- Film poster
- Greek: Γοργόνες και Μάγκες
- Directed by: Giannis Dalianidis
- Written by: Giannis Dalianidis
- Produced by: Finos Film
- Starring: Mary Chronopoulou
- Cinematography: Nikos Dimopoulos
- Edited by: Petros Lykas
- Music by: Mimis Plessas
- Production company: Finos Film
- Release date: 2 December 1968;
- Running time: 92 minutes
- Country: Greece
- Language: Greek

= Mermaids and Rascals =

Mermaids and Rascals, also found as "Mermaids for love" (greek title:"Γοργόνες κα μάγκες" - transcr.: Gorgones kai Magkes ) is a Greek 1968 musical film. The director and screenwriter was Yannis Dalianidis, while the music of the film is by Mimis Plessas.

== Plot ==
When a Swiss property developer is rumoured to be interested in a pristine Greek island, two competing entrepreneurs from Athens rush to the island to buy land and flip it for profit; Petros, a race-car driver, and Flora, a night-club owner. The island's grande-dame and her grandson, Iasonas, urge the locals not to sell their land to speculators; in the end the Swiss lose interest in the island. Flora and Iason fall in love and on their going-away party Petros reconnects with Marina, an island girl he abandoned after the business venture failed.
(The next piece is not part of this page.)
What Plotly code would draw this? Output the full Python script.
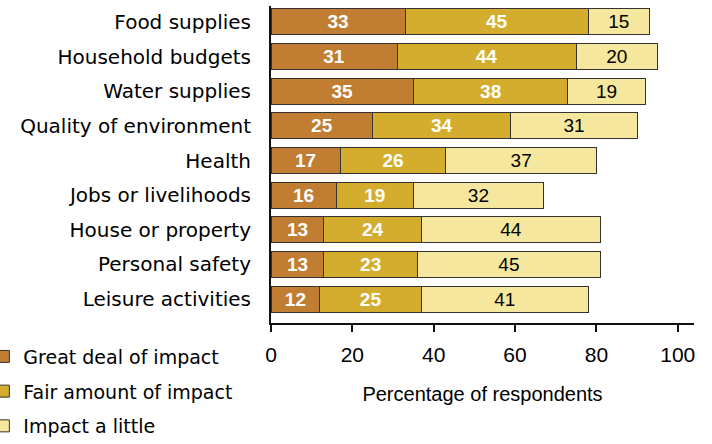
import plotly.graph_objects as go

# Survey categories, top to bottom
categories = [
    "Food supplies",
    "Household budgets",
    "Water supplies",
    "Quality of environment",
    "Health",
    "Jobs or livelihoods",
    "House or property",
    "Personal safety",
    "Leisure activities",
]

# Percentage of respondents per impact level
great_deal = [33, 31, 35, 25, 17, 16, 13, 13, 12]
fair_amount = [45, 44, 38, 34, 26, 19, 24, 23, 25]
a_little = [15, 20, 19, 31, 37, 32, 44, 45, 41]

series_names = ["Great deal of impact", "Fair amount of impact", "Impact a little"]
x_ticks = [0, 20, 40, 60, 80, 100]

colors = ["#C17E33", "#D5AD2E", "#F5E89E"]
label_fonts = [
    dict(family="Liberation Sans, Arial", size=19, color="white", weight="bold"),
    dict(family="Liberation Sans, Arial", size=19, color="white", weight="bold"),
    dict(family="Liberation Sans, Arial", size=19, color="black"),
]

fig = go.Figure()
for name, vals, col, tf in zip(series_names, [great_deal, fair_amount, a_little], colors, label_fonts):
    fig.add_trace(go.Bar(
        y=categories,
        x=vals,
        name=name,
        orientation="h",
        marker=dict(color=col, line=dict(color="#333333", width=1)),
        text=[str(v) for v in vals],
        textposition="inside",
        insidetextanchor="middle",
        textangle=0,
        textfont=tf,
        constraintext="none",
        legendgroup=name,
        hoverinfo="skip",
    ))

fig.update_layout(
    barmode="stack",
    bargap=0.25,
    width=712,
    height=444,
    margin=dict(l=271, r=18, t=6, b=121, autoexpand=False),
    paper_bgcolor="white",
    plot_bgcolor="white",
    font=dict(family="Liberation Sans, Arial", size=20, color="black"),
    showlegend=True,
    legend=dict(
        orientation="v",
        xref="paper", yref="paper",
        x=-0.68, y=-0.046,
        xanchor="left", yanchor="top",
        font=dict(family="DejaVu Sans", size=19, color="black"),
        traceorder="grouped",
        tracegroupgap=7,
        bgcolor="rgba(0,0,0,0)",
    ),
    xaxis=dict(
        range=[0, 104],
        tickvals=x_ticks,
        ticktext=[str(t) for t in x_ticks],
        ticks="outside",
        ticklen=7,
        tickwidth=2,
        tickcolor="#111111",
        ticklabelstandoff=5,
        showline=True,
        linecolor="#111111",
        linewidth=2,
        showgrid=False,
        zeroline=False,
        automargin=False,
        tickfont=dict(family="Liberation Sans, Arial", size=21),
        title=dict(text="Percentage of respondents",
                   font=dict(family="Liberation Sans, Arial", size=20),
                   standoff=22),
    ),
    yaxis=dict(
        categoryorder="array",
        categoryarray=categories,
        range=[8.69, -0.46],
        showline=True,
        linecolor="#111111",
        linewidth=2,
        showgrid=False,
        zeroline=False,
        automargin=False,
        ticks="outside",
        ticklen=14,
        tickcolor="rgba(0,0,0,0)",
        tickfont=dict(family="DejaVu Sans", size=20),
    ),
)

fig.write_html("out.html")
Even though it's a musical comedy, the film has references to ancient Greek tragedy and contains elements from it such as a chorus.

== Cast ==
- Mary Chronopoulou ..... Flora
- Phaedon Georgitsis ..... Petros Athanasiou
- Martha Karagianni ..... Marina
- Nora Valsami ..... Chryssa, Nikolas's fiancée
- Giannis Vogiatzis ..... Panagis
- Lakis Komninos ..... Iasonas
- Dionysis Papagiannopoulos ..... Petros's dad
- Chronis Exarhakos ..... Gripis
- Maria Foka ..... Grande Dame
- Vangelis Seilinos ..... Nikolas
- Christos Doxaras ..... Dimitros
- Kia Bozou ..... Petros's friend
- Mary Halkia ..... Petros's friend

== Release ==
The film premiered in Greece on 2 December 1968.